There’s a moment when the sharks are
still butting her, testing her protection,
when the Labor Party, or influence,
can still save her”.

In the view of the media, that is. Here is Andrew Pierce in the Telegraph:

Yet, have you never felt a sense of unease at their omnipresence in the papers and on television? No aspect of their grief seemed out of bounds. We have seen them deep in prayer in church. There was the photograph of them walking arm-in-arm on a deserted beach, reminiscent of Diana photographed alone at a conveniently empty Taj Mahal.

And then there is the almost pitiful sight of Mrs McCann clutching Madeleine’s favourite cuddly toy. Was I alone in wondering whether that was for comfort or because it was what the PR advisers suggested?

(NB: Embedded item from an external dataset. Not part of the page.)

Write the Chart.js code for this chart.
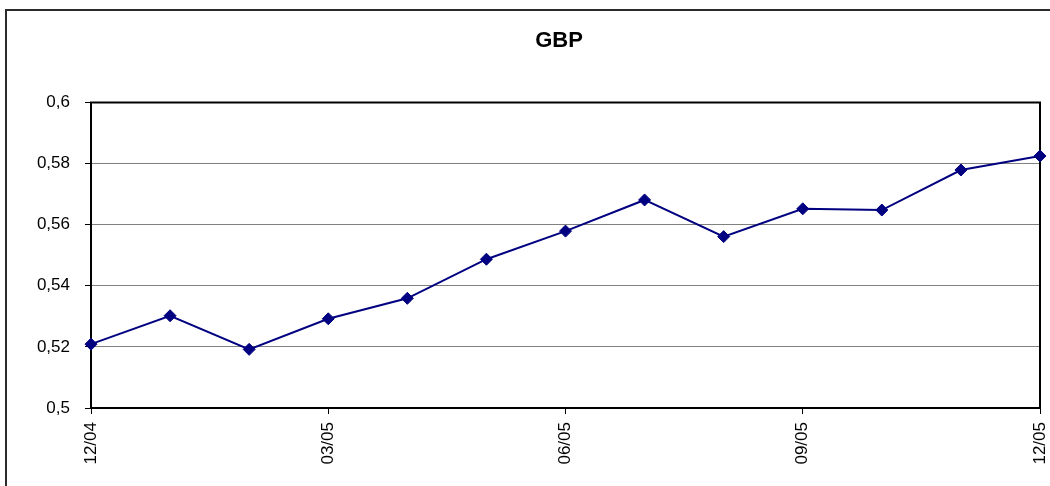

I am not singling out Mr Pierce’s copy in spite; he is representative of the slow burn of a story that - from the moment the McCanns adopted to stay in the media glare - I knew could well become Britain’s Azaria Chamberlain case. This time the foreign other is a Portuguese resort popular with middle-class English tourists, rather than outback Australia and its attendant population of peculiar flora and fauna. The press have feasted on the Portuguese legal system, treating its inquisitorial method as somehow probative of something more than an ongoing police investigation.

“Then she goes down, overwhelmed
in the feasting grins of pressmen,
and Press women who’ve moved
from being owned by men
to being owned by fashion,
these are more deeply merciless”.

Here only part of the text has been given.